I also ruled out images of bestiality. There were not many of of these, but they did crop up fairly regularly; or at least there were a significant number of images showing women in close proximity to animals' genitals, including images where there was some contact (mouth or hands) with the animal's penis, in some cases where the animal's penis was clearly erect. I am not certain what the finer points of the law are here; suffice to say that showing these images struck me as offering little which the verbal description above hasn't already provided, except to say that not one of the images concerned suggested, in considering the facial expressions of the participants, the least element of jouissance. Not even the horse.
And I eliminated images which were so blurry, grainy, dark or otherwise illegible as to offer no clear content of any sort. There were a significant number of these among the spam webcam postings.
What follows is primarily an attempt to show the range of variation. I have not commented at length on each image; the choice was either to make a relatively wide selection, or to comment in more depth on a smaller number of images. I chose the former. This is, after all, intended primarily to put some flesh on the word pornography, rather than to be an exhaustive moral or intellectual appraisal. I have presented the images together with a selection of header lines, but have omitted information added by the Usenet system for its own tracking purposes, and which does not reflect any authorial intent on the part of the original poster. In one instance I have also looked briefly at websites associated with images.

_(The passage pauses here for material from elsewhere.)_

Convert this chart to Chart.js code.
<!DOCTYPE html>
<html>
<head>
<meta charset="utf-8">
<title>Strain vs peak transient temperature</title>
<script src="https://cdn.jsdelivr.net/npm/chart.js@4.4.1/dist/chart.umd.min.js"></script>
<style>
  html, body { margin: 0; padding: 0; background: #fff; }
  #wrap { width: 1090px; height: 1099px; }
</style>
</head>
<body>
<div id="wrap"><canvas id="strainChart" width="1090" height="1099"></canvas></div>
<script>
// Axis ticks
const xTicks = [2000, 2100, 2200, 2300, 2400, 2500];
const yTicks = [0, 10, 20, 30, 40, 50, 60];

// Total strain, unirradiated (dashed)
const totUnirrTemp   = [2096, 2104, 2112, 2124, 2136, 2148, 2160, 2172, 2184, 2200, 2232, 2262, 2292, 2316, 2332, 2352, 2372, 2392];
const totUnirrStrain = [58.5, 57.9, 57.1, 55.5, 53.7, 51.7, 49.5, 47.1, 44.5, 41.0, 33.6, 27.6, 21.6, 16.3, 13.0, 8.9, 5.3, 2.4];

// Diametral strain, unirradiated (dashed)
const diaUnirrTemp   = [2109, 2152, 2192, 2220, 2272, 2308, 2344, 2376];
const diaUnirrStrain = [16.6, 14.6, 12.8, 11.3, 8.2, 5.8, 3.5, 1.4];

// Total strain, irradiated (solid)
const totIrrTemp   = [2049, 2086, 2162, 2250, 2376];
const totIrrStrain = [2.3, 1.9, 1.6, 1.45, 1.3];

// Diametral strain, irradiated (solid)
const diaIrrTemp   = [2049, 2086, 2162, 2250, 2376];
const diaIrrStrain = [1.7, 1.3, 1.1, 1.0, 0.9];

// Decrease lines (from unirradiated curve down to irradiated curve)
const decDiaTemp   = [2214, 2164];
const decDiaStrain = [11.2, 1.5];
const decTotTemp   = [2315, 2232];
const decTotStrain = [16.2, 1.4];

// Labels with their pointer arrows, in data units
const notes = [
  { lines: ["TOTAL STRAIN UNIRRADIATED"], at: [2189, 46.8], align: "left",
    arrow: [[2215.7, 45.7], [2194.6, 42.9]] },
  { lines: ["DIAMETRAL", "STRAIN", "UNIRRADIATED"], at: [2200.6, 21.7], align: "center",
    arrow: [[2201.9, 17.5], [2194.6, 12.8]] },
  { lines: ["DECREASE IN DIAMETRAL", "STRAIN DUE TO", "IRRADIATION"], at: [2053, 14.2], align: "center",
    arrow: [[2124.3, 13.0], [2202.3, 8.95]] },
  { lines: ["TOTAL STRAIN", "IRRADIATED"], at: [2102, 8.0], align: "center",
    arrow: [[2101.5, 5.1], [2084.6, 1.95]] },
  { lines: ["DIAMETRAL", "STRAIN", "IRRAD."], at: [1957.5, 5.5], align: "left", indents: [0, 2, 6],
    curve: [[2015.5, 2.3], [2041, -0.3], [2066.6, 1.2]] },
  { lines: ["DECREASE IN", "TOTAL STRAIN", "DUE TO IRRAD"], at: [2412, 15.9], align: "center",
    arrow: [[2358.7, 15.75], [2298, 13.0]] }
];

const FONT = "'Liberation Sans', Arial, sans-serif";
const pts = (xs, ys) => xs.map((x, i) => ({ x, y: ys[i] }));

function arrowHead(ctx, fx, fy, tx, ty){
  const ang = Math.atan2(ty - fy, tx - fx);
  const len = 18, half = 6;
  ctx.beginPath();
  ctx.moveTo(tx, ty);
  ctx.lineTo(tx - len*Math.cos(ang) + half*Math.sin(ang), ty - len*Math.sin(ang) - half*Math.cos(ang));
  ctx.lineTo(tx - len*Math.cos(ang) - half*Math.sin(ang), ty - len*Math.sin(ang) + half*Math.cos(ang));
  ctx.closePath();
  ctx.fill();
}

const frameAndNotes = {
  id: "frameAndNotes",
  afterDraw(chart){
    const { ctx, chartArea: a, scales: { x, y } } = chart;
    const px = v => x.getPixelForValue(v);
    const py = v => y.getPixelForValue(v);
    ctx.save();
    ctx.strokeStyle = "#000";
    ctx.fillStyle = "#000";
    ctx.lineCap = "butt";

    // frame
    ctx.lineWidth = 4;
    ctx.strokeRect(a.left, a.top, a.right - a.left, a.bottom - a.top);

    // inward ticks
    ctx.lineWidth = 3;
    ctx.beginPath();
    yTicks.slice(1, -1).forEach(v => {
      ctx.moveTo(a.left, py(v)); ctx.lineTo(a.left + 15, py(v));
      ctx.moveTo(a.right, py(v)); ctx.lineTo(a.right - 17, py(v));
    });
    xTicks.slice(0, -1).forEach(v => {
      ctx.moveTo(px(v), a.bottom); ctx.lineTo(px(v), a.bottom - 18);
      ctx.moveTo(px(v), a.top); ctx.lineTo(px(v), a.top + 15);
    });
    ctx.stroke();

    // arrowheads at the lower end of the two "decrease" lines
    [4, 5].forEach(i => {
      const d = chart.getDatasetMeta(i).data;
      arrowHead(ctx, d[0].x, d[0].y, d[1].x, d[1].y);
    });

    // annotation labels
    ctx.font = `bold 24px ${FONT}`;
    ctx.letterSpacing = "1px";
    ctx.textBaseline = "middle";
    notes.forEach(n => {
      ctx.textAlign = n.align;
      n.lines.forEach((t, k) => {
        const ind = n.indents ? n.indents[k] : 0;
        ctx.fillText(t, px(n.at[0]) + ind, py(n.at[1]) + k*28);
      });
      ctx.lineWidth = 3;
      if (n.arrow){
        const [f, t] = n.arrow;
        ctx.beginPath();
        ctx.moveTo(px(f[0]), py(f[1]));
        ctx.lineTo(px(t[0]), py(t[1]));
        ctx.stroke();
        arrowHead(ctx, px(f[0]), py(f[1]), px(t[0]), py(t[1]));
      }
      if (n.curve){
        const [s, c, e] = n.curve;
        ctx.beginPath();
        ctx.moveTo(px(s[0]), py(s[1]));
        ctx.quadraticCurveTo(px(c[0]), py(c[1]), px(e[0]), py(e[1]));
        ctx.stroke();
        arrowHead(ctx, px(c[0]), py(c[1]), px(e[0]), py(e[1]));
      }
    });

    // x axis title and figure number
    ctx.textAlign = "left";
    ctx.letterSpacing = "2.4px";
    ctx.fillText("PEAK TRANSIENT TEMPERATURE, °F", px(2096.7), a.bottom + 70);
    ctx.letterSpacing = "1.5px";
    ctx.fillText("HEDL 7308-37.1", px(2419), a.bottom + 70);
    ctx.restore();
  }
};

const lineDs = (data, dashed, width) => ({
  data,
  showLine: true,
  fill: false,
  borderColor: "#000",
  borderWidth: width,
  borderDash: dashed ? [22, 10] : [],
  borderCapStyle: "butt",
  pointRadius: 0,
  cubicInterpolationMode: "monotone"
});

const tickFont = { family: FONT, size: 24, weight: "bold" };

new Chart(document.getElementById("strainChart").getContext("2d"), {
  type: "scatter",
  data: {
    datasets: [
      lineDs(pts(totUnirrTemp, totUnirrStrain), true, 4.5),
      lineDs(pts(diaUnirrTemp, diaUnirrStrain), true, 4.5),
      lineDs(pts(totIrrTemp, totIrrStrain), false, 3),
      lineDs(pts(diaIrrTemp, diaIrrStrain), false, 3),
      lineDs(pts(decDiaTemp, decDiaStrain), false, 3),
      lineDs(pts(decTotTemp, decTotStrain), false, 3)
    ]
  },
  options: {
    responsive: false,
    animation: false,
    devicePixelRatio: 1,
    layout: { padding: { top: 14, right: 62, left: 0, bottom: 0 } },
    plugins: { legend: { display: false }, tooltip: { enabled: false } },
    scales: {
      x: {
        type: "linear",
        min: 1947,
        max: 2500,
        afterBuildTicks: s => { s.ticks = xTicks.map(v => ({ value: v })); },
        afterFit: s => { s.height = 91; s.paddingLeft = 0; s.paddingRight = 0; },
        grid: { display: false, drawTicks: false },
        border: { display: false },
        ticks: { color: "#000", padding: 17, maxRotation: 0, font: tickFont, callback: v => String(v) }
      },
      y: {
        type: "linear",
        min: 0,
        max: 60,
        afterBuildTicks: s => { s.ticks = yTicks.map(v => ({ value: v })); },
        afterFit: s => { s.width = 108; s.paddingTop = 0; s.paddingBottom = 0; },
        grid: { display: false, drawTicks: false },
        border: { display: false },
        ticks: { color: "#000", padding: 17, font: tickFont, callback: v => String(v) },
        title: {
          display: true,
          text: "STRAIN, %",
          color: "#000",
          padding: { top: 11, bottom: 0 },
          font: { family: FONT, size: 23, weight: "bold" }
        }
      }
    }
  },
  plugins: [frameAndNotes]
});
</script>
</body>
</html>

Web addresses are typically included in logos or copyright notices on the images themselve, so are accessible to anyone who wishes to pursue them.
The images: a selection.
I begin with images from web sites with high production values. These are clearly the most popular among collectors. The sites are all extensive, have been established for several years, and use as models many of the more upmarket porn stars (for example, Aria Giovanni, Aimee Sweet, Tera Patrick, Sidney Moon ...) The sites generally have a well-developed merchandising operation integrated with the galleries.
Some of the sites, such as Suze Randall and Perfect Girls (pgirls) make frequent use of 'narrative' sequences. Some simply use a variety of poses within the staged space, sometimes with a progressive strip, sometimes not.

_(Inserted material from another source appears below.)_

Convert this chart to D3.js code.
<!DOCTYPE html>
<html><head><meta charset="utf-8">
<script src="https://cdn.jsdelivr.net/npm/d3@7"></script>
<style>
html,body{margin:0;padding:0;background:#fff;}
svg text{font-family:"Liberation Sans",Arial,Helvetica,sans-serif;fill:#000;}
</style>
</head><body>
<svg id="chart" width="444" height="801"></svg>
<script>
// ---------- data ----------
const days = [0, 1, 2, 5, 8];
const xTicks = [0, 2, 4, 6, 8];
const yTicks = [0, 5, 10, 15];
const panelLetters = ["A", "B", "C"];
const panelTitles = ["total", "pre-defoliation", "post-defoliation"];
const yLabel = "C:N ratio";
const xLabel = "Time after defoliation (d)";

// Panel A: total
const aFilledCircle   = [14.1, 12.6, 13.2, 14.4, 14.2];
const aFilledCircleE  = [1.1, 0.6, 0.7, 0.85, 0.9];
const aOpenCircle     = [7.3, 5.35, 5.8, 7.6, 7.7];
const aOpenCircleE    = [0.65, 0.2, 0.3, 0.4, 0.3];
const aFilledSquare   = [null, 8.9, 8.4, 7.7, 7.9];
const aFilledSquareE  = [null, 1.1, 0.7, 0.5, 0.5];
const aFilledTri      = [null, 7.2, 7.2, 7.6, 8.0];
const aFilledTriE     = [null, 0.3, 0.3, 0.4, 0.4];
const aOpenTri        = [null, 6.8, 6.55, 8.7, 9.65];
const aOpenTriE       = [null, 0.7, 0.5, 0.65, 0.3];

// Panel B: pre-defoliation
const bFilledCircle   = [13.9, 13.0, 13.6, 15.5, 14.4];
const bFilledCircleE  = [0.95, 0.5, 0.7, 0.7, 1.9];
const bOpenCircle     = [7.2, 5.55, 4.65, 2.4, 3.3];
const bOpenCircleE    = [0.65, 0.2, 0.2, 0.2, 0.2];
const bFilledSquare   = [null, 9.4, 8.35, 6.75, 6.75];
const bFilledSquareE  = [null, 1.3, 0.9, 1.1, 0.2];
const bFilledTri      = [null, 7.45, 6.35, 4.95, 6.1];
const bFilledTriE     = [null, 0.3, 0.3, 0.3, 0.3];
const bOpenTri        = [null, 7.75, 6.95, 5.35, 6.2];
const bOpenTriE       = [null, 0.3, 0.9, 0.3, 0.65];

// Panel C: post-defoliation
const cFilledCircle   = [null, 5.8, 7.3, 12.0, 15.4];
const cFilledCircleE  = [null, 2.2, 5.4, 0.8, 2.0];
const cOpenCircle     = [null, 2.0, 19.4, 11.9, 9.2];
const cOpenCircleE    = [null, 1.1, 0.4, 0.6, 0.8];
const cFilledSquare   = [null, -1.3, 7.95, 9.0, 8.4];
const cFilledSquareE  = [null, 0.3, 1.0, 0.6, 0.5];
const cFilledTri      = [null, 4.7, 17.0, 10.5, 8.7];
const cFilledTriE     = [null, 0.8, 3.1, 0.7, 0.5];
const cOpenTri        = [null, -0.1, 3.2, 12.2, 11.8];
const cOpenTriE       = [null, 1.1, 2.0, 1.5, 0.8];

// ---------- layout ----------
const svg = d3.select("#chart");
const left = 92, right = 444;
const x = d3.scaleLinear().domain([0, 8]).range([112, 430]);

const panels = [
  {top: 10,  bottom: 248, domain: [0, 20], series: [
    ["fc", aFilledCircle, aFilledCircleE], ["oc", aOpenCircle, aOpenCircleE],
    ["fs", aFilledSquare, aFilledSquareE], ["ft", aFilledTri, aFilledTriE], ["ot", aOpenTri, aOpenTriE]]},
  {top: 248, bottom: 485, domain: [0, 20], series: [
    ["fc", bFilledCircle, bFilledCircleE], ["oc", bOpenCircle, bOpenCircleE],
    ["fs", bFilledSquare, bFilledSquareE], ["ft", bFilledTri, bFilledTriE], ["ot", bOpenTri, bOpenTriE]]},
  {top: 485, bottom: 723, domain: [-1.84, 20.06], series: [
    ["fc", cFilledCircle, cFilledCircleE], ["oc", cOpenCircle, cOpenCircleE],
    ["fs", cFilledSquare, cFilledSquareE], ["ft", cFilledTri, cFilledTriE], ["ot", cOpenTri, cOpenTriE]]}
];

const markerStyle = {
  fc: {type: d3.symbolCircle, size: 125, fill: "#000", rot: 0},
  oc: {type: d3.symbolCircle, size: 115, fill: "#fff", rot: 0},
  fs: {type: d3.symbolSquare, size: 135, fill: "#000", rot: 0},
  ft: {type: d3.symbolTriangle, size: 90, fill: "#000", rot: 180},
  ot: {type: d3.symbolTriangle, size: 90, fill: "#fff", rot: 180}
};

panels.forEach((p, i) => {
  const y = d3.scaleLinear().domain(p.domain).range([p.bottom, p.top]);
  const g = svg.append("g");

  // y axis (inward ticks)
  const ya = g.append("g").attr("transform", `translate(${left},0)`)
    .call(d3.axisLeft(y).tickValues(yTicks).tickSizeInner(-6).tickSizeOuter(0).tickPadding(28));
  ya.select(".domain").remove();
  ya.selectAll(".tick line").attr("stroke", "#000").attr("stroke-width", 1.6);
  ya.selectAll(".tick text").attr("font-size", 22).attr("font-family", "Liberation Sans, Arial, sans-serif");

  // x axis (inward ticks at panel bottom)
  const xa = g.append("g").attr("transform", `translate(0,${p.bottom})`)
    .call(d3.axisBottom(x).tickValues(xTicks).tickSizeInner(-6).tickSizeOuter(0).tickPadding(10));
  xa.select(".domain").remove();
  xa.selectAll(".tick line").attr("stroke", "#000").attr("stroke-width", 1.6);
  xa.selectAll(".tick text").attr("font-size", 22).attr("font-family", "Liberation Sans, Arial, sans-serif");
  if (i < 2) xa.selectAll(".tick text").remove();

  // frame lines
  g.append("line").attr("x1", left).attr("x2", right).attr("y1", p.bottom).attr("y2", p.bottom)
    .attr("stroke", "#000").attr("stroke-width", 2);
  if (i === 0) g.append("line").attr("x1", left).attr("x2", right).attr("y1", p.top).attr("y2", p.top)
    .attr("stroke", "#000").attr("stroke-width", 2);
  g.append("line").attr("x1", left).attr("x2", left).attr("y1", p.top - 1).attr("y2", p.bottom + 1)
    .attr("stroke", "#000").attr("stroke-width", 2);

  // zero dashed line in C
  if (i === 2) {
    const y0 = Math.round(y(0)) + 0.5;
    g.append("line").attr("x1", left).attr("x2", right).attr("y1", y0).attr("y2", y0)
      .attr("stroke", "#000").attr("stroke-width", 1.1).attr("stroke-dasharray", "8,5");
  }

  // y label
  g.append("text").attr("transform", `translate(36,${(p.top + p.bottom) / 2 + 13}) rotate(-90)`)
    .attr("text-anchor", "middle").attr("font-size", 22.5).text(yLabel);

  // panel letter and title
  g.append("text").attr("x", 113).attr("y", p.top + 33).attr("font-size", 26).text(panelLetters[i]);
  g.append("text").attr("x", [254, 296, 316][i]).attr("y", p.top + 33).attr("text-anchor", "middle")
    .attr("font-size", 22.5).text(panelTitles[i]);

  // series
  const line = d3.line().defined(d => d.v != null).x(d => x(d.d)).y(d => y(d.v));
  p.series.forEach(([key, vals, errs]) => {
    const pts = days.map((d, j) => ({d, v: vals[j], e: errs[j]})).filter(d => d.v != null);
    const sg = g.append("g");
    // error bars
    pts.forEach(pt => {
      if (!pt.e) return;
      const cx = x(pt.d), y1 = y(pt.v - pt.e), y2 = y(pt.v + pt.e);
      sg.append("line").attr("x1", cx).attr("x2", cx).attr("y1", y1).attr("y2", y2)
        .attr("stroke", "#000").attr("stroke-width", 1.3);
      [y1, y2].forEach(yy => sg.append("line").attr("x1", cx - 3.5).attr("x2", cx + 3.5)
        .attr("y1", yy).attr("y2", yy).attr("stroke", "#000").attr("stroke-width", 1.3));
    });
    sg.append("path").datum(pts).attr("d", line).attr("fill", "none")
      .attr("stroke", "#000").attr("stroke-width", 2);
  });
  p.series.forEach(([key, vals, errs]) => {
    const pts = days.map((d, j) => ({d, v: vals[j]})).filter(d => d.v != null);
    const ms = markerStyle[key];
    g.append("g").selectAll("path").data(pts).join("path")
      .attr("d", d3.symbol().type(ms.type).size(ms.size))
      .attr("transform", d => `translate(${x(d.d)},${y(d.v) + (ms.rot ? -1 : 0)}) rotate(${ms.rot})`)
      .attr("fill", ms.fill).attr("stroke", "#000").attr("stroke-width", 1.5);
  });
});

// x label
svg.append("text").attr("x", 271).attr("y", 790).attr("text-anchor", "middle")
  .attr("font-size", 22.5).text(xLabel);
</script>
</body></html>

I present here a selection of images from each of the following sites: On this page, I show two images at 60% of the original pixel size (as posted, generally the same resolution as on the site) but with additional compression to save space and download time. In some cases I have put a sequence on a separate page to indicate the 'narrative' style; these sequences are not necessarily complete, in fact some are much truncated. No individual images have been cropped or edited (for levels, contrast or colour, etc).
Mystique: Photographer Mark Daughn (a former Playboy photographer)
According to the site, Project ISM is:
a public art apparatus. Each day we exhibit a new folio in which the artist presents herself in a bold statement about nudity, fame and the Internet. This is Selfploitation. It can make you look, make you think, make you jelly-kneed, and if you want, it can even make you famous.
Conclusion
If we consider porn against the axes I mapped out at the beginning of this survey, with the capacity to be eirenic and joyful on the one hand, or agonistic and abject on the other, then I propose that the phenomenon is simply too diverse and too contradictory to bear labelling with a single word. The word 'erotica' can bear usage across almost that wide a spectrum, since at least the whole spectrum is capable of serving as some sort of fulfilment of erotic desire for someone. There is probably no bit of this stuff that doesn't, for someone somewhere, trigger sexual arousal.
If we consider the images themselves and attempt to suspend any moral or theoretical judgment, again, I believe we have too disparate a phenomenon. It encompasses the romantic, the mutual, the profoundly unequal, the conventional, the transgressional, the beautiful and the ugly. Apart from its capacity to twang the nerve-endings, much of it has little to connect it to any other stuff that traditionally the label 'erotica' has been applied to. If we consider, for instance, a voyeuristic sequence, watching a girl urinate: The last shot, which may be simply of the toilet being flushed, would not really look out of place in a magazine about domestic interiors, as an advert for bathroom fittings. Completely ordinary household objects, a pencil, a table fork, a clothes peg, ... all these, in the right context, with the right narrative framework, can mean in such a way that some people are aroused.
This, it seems to me, is where a reading of pornography which looks to semiotics is fundamentally flawed; while semiotics gives us tools for understanding the sign, it does not help us with what I find it useful to call an emblem. An emblem is not simply a sign. An emblem does fulfil that semiotic function, but it also incorporates or, in the case of the human, incarnates the other. And unfortunately, almost everything is emblematic, or has the capacity to be so. A completely ordinary household object, in the right context, with the right narrative (or cognitive) framework ... it does not simply mean sex, it can proposesex, and go on to be a part of sex. Its textures, its physical qualities, are sensed with and merge with the sensations of flesh against flesh, or the responses of nerves and glands to the overall scenario. Nor does psychoanalysis deal adequately with this emblematic quality of human life. Particular emblems, like signs, have a history; in fact Benjamin's notion of 'aura' is particularly useful here. But we are dealing not simply with signs such as the Swastika / Hakenkreuz, a standard of bdsm imagery; we are dealing with the everyday material world. Clothes pegs, candles, needles are all for one thing vastly more pervasive even than the almost ubiquitous iconography of such institutions as the National Socialist Party and the Christian Church. Ropes, rubber bands, sellotape / scotch tape / clingfilm ... the list is endless, and the response of particular individuals to these things is not simply a consequence of their own personal history, but also a consequence of the aura of the physical object. If this should seem to favour fetishistic sexuality, exactly the same is true of sunsets, beaches, waterfalls, voile fabrics, lace, and so on. One of the most interesting contemporary emblems is the camera itself, which functions in scenarios from the gently romantic to the extremely sado-masochistic.
I would argue that pornography as a word is simply past its sell-by date. The issues which matter are issues of consent and freedom. There is power and there is convention, and those who abuse the word pornography, it seems to me, are often the same people who abuse power and serve convention hypocritically. But that is enough morality. The basic contention of this piece is that we would do better to look at pornography, and in particular to attempt to read the non-verbal cues of the participants, if we want to understand what porn actually is and what it actually does. This brief survey doesn't have room for much of that discussion, but it does at least serve the purpose of grounding discussions about pornography in contemporary imagery and marketing.